The second plane-axis is functional (the M10 mental model): data plane (what exists), execution plane (what can happen), surface plane (what is experienced) — the basis of the compound-software thesis.

Authorization runs through the BFF as a UMS-v2 PEP: every entity-proxy read/write resolves the caller's grants under application_id=admin-bff, compiles them to a SQL-WHERE / predicate / Q, fails closed (503) on UMS outage and deny-all (1=0) on no grants. Policy is declared as acl_rule data, never branched in Python.

The honest frontier is consistent across all eleven sections. Note one thing that is not an open frontier: the authorization read-path is already ontology-native and decommissioned. Every read (staff + citizen) resolves under per-app namespaces; the read_path_per_app_namespace flags were retired after the D1 soak (config.py:54, application.py:129), the legacy monolithic admin-bff domain plane is no longer served (#431 CLOSED), _uuid_only is deleted, and citizen tuples/grantees are re-keyed to the root-org UUID. The platform deliberately keeps Pattern A (the BFF resolves under the per-app namespace, compiles a filter, calls the ontology with a service-account token) per ADR-0001 — forwarding the user token to the engine is rejected (it resolves under the wrong ontology-core namespace; "the nav bug"). The only residual — letting the engine resolve under a consumer-supplied app-id so the BFF compiles less — is blocked on one upstream ontology change (resolver.py:67 honoring a consumer app-id), and even then compilation relocates, it does not vanish (spec §5); composite/BFF-native types (kc_*, admin_entity_config, cross-service joins) enforce BFF-side by design.
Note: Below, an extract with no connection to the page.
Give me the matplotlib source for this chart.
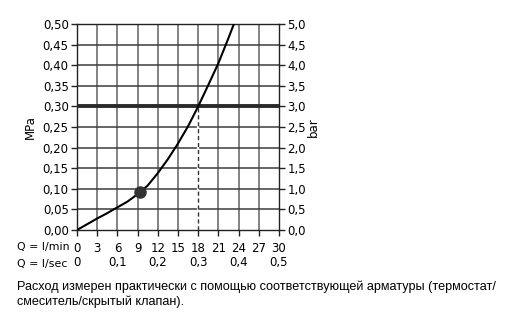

The genuinely open edges are: copy-on-create fork with no live template re-sync (the biggest unaddressed lifecycle edge, surfaced independently by provisioning, authoring, surface, and reports), a handful of fail-open seams in dev/boot paths that are not in CI and rot, and shared-Martha with no per-tenant isolation. None of these block the thesis; all are named in the gaps register.

Atelier — Platform Specification. Internal canonical reference.